- _Given request_
Exactly and only the lines from the first entry through the line with "1.127, 1.137, 1.147, 1.147, 1.150, 1.147, 1.147, 1.143]" should be copied, both ends included, with no pictures.

Plotting code records
----

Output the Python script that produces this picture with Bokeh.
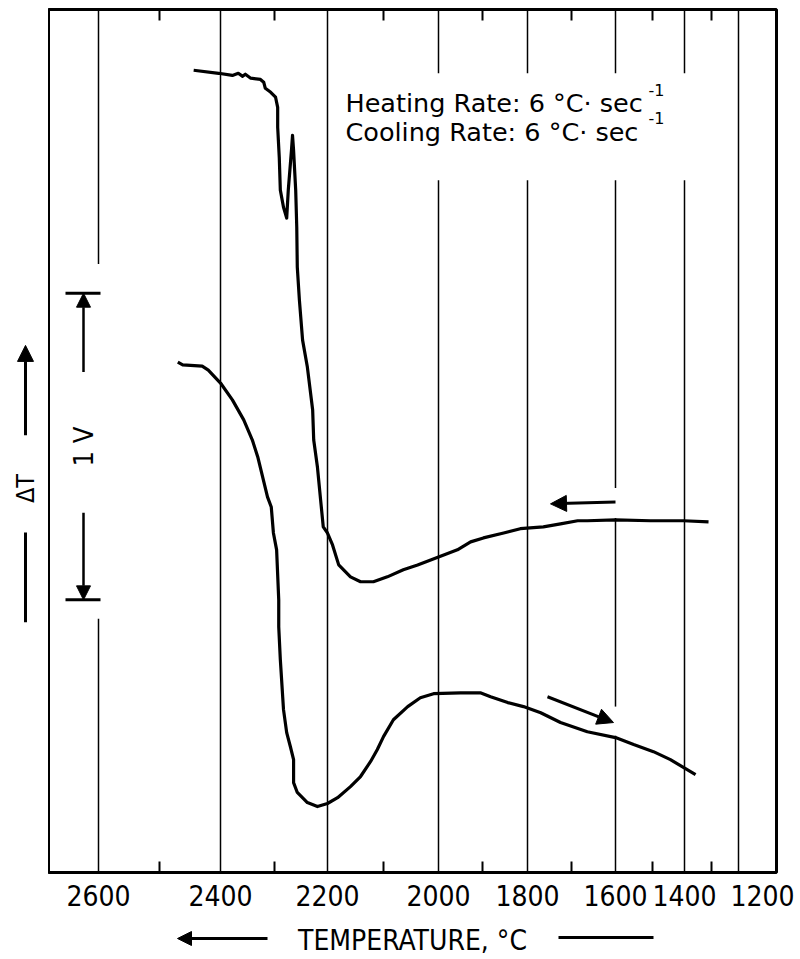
import numpy as np
from bokeh.plotting import figure
from bokeh.layouts import row, column
from bokeh.models import Range1d, FixedTicker, Arrow, NormalHead, Label
from bokeh.core.properties import value
from bokeh.embed import file_html
from bokeh.resources import INLINE

# Recorder temperature scale (non-linear): temperature (deg C) -> chart position
SCALE_T = [2600, 2500, 2400, 2300, 2200, 2100, 2000, 1900, 1800, 1700, 1600, 1500, 1400, 1300, 1200]
SCALE_POS = [0, 61, 122, 176, 229, 285, 340, 384, 429, 473, 517, 554, 586, 613, 640]

MAJOR_T = [2600, 2400, 2200, 2000, 1800, 1600, 1400, 1200]
MINOR_T = [2500, 2300, 2100, 1900, 1700, 1500, 1300]
TICK_LABELS = ["2600", "2400", "2200", "2000", "1800", "1600", "1400", "1200"]

# Heating trace: temperature (deg C), delta-T signal (V)
heating_T = [2444, 2403, 2378, 2367, 2359, 2354, 2344, 2326, 2320, 2317, 2307, 2298,
             2294, 2294, 2291, 2289, 2283, 2277, 2274, 2268, 2266, 2264, 2260, 2258,
             2257, 2253, 2247, 2238, 2228, 2226, 2219, 2213, 2208, 2200, 2191, 2180,
             2159, 2141, 2118, 2093, 2064, 2038, 2000, 1957, 1927, 1898, 1853, 1816,
             1764, 1725, 1686, 1664, 1600, 1505, 1403, 1311]
heating_dT = [2.616, 2.606, 2.599, 2.606, 2.596, 2.603, 2.590, 2.586, 2.577, 2.557, 2.544, 2.528,
              2.495, 2.430, 2.332, 2.225, 2.169, 2.134, 2.225, 2.355, 2.404, 2.355, 2.225, 2.104,
              1.974, 1.866, 1.736, 1.648, 1.508, 1.410, 1.322, 1.215, 1.127, 1.107, 1.068, 1.003,
              0.964, 0.948, 0.948, 0.964, 0.987, 1.003, 1.029, 1.052, 1.078, 1.091, 1.107, 1.121,
              1.127, 1.137, 1.147, 1.147, 1.150, 1.147, 1.147, 1.143]

# Cooling trace: temperature (deg C), delta-T signal (V)
cooling_T = [2470, 2462, 2430, 2420, 2400, 2378, 2357, 2341, 2331, 2322, 2313, 2306,
             2302, 2296, 2292, 2292, 2289, 2283, 2277, 2270, 2264, 2264, 2257, 2238,
             2219, 2200, 2182, 2159, 2141, 2123, 2111, 2100, 2082, 2056, 2033, 2009,
             1950, 1905, 1882, 1844, 1809, 1770, 1725, 1664, 1600, 1551, 1497, 1444, 1359]
cooling_dT = [1.664, 1.655, 1.651, 1.638, 1.596, 1.541, 1.476, 1.410, 1.355, 1.290, 1.225, 1.192,
              1.107, 1.052, 0.889, 0.801, 0.694, 0.531, 0.456, 0.410, 0.368, 0.293, 0.261, 0.228,
              0.215, 0.225, 0.244, 0.280, 0.313, 0.362, 0.401, 0.443, 0.498, 0.541, 0.570, 0.583,
              0.586, 0.586, 0.573, 0.554, 0.541, 0.521, 0.489, 0.459, 0.440, 0.417, 0.394, 0.368, 0.319]

# Signal scale bar: 1 V
SCALE_BAR_LOW = 0.889
SCALE_BAR_V = 1.0

X_TITLE = "TEMPERATURE, \u00b0C"
Y_TITLE = "\u0394T"
RATE_LINES = ["Heating Rate: 6 \u00b0C\u00b7 sec", "Cooling Rate: 6 \u00b0C\u00b7 sec"]

NARROW = "DejaVu Sans Condensed, DejaVu Sans"
TEXT_FONT = "DejaVu Sans"


def chart_pos(t):
    return np.interp(t, SCALE_T[::-1], SCALE_POS[::-1])


def head(size):
    return NormalHead(size=size, fill_color="black", line_color="black")


x_range = Range1d(-50, 678)
y_range = Range1d(0, 2.814)

major_pos = [int(round(float(chart_pos(t)))) for t in MAJOR_T]
minor_pos = [int(round(float(chart_pos(t)))) for t in MINOR_T]
ticker = FixedTicker(ticks=major_pos, minor_ticks=minor_pos)
overrides = {pos: lab for pos, lab in zip(major_pos, TICK_LABELS)}
overrides[major_pos[-1]] = "\u00a0" * 6 + TICK_LABELS[-1]

# ---- main chart ----
p = figure(width=752, height=915, x_range=x_range, y_range=y_range,
           output_backend="svg", toolbar_location=None, y_axis_location=None,
           min_border_left=0, min_border_right=24, min_border_top=9, min_border_bottom=42)
p.background_fill_color = "white"
p.border_fill_color = "white"
p.outline_line_color = "black"
p.outline_line_width = 3

ax = p.xaxis[0]
ax.ticker = ticker
ax.major_label_overrides = overrides
ax.axis_line_color = None
ax.major_tick_in = 0
ax.major_tick_out = 0
ax.minor_tick_in = 11
ax.minor_tick_out = 0
ax.minor_tick_line_color = "black"
ax.minor_tick_line_width = 2
ax.major_label_text_font = NARROW
ax.major_label_text_font_size = "28px"
ax.major_label_text_color = "black"
ax.major_label_standoff = 7

p.xgrid.ticker = ticker
p.xgrid.grid_line_color = "black"
p.xgrid.grid_line_width = 1.5
p.ygrid.visible = False

# minor ticks along the top edge
tick_len = 0.036
p.segment(x0=minor_pos, x1=minor_pos, y0=[y_range.end] * len(minor_pos),
          y1=[y_range.end - tick_len] * len(minor_pos), line_color="black", line_width=2)

# white patches that interrupt the grid behind the annotations
p.quad(left=[237, 442, 502, -6], right=[602, 527, 532, 6],
       bottom=[2.257, 1.156, 0.446, 0.827], top=[2.606, 1.254, 0.541, 1.984],
       fill_color="white", line_color=None)

# traces
p.line(chart_pos(heating_T), heating_dT, line_color="black", line_width=3.2, line_join="round")
p.line(chart_pos(cooling_T), cooling_dT, line_color="black", line_width=3.2, line_join="round")

# direction arrows on the traces
p.add_layout(Arrow(x_start=517, y_start=1.208, x_end=452, y_end=1.202, line_width=3, end=head(16)))
p.add_layout(Arrow(x_start=449, y_start=0.573, x_end=515, y_end=0.489, line_width=3, end=head(16)))

# 1 V scale bar
bar_top = SCALE_BAR_LOW + SCALE_BAR_V
p.segment(x0=[-33, -33], x1=[2, 2], y0=[SCALE_BAR_LOW, bar_top], y1=[SCALE_BAR_LOW, bar_top],
          line_color="black", line_width=3)
p.add_layout(Arrow(x_start=-15, y_start=bar_top - 0.257, x_end=-15, y_end=bar_top,
                   line_width=2.5, end=head(14)))
p.add_layout(Arrow(x_start=-15, y_start=SCALE_BAR_LOW + 0.284, x_end=-15, y_end=SCALE_BAR_LOW,
                   line_width=2.5, end=head(14)))
p.add_layout(Label(x=-15, y=SCALE_BAR_LOW + SCALE_BAR_V / 2, text="1 V", angle=np.pi / 2,
                   text_align="center", text_baseline="middle", text_font=NARROW,
                   text_font_size="27px", text_color="black"))

# rate annotation
for y_base, line_text in zip([2.508, 2.414], RATE_LINES):
    p.add_layout(Label(x=247, y=y_base, text=line_text, text_align="left",
                       text_baseline="alphabetic", text_font=TEXT_FONT,
                       text_font_size="25.5px", text_color="black"))
    p.add_layout(Label(x=550, y=y_base + 0.045, text="-1", text_align="left",
                       text_baseline="alphabetic", text_font=TEXT_FONT,
                       text_font_size="16px", text_color="black"))

# ---- delta-T marker strip on the left ----
left = figure(width=48, height=959, x_range=Range1d(0, 48), y_range=y_range,
              output_backend="svg", toolbar_location=None, x_axis_location=None,
              y_axis_location=None, min_border_left=0, min_border_right=0,
              min_border_top=9, min_border_bottom=86)
left.outline_line_color = None
left.grid.visible = False
left.add_layout(Arrow(x_start=25, y_start=1.427, x_end=25, y_end=1.720, line_width=3, end=head(16)))
left.segment(x0=[25], x1=[25], y0=[0.818], y1=[1.111], line_color="black", line_width=3)
left.text(x=[25], y=[1.254], text=[Y_TITLE], angle=np.pi / 2, text_align="center",
          text_baseline="middle", text_font=value(NARROW), text_font_size="25px",
          text_color="black")

# ---- temperature title strip below ----
bottom = figure(width=752, height=44, x_range=x_range, y_range=Range1d(0, 44),
                output_backend="svg", toolbar_location=None, x_axis_location=None,
                y_axis_location=None, min_border_left=0, min_border_right=24,
                min_border_top=0, min_border_bottom=0)
bottom.outline_line_color = None
bottom.grid.visible = False
bottom.text(x=[(x_range.start + x_range.end) / 2], y=[19], text=[X_TITLE], text_align="center",
            text_baseline="middle", text_font=value(NARROW), text_font_size="28px",
            text_color="black")
bottom.add_layout(Arrow(x_start=169, y_start=21, x_end=79, y_end=21, line_width=3, end=head(14)))
bottom.segment(x0=[460], x1=[555], y0=[22], y1=[22], line_color="black", line_width=3)

layout = row(left, column(p, bottom, spacing=0), spacing=0)
open("out.html", "w").write(file_html(layout, INLINE))
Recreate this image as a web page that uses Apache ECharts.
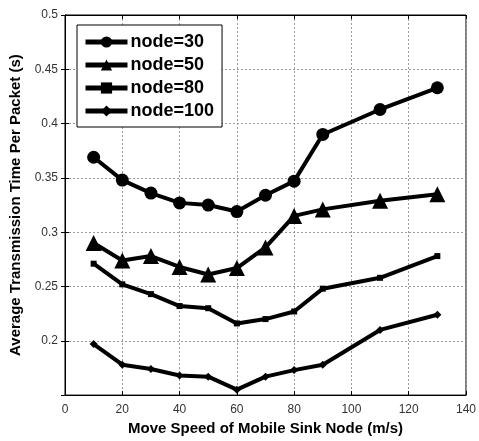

----

- _Result_
Output the Python script that produces this picture with Bokeh.
import numpy as np
from bokeh.plotting import figure
from bokeh.layouts import row, column
from bokeh.models import Range1d, FixedTicker, Arrow, NormalHead, Label
from bokeh.core.properties import value
from bokeh.embed import file_html
from bokeh.resources import INLINE

# Recorder temperature scale (non-linear): temperature (deg C) -> chart position
SCALE_T = [2600, 2500, 2400, 2300, 2200, 2100, 2000, 1900, 1800, 1700, 1600, 1500, 1400, 1300, 1200]
SCALE_POS = [0, 61, 122, 176, 229, 285, 340, 384, 429, 473, 517, 554, 586, 613, 640]

MAJOR_T = [2600, 2400, 2200, 2000, 1800, 1600, 1400, 1200]
MINOR_T = [2500, 2300, 2100, 1900, 1700, 1500, 1300]
TICK_LABELS = ["2600", "2400", "2200", "2000", "1800", "1600", "1400", "1200"]

# Heating trace: temperature (deg C), delta-T signal (V)
heating_T = [2444, 2403, 2378, 2367, 2359, 2354, 2344, 2326, 2320, 2317, 2307, 2298,
             2294, 2294, 2291, 2289, 2283, 2277, 2274, 2268, 2266, 2264, 2260, 2258,
             2257, 2253, 2247, 2238, 2228, 2226, 2219, 2213, 2208, 2200, 2191, 2180,
             2159, 2141, 2118, 2093, 2064, 2038, 2000, 1957, 1927, 1898, 1853, 1816,
             1764, 1725, 1686, 1664, 1600, 1505, 1403, 1311]
heating_dT = [2.616, 2.606, 2.599, 2.606, 2.596, 2.603, 2.590, 2.586, 2.577, 2.557, 2.544, 2.528,
              2.495, 2.430, 2.332, 2.225, 2.169, 2.134, 2.225, 2.355, 2.404, 2.355, 2.225, 2.104,
              1.974, 1.866, 1.736, 1.648, 1.508, 1.410, 1.322, 1.215, 1.127, 1.107, 1.068, 1.003,
              0.964, 0.948, 0.948, 0.964, 0.987, 1.003, 1.029, 1.052, 1.078, 1.091, 1.107, 1.121,
              1.127, 1.137, 1.147, 1.147, 1.150, 1.147, 1.147, 1.143]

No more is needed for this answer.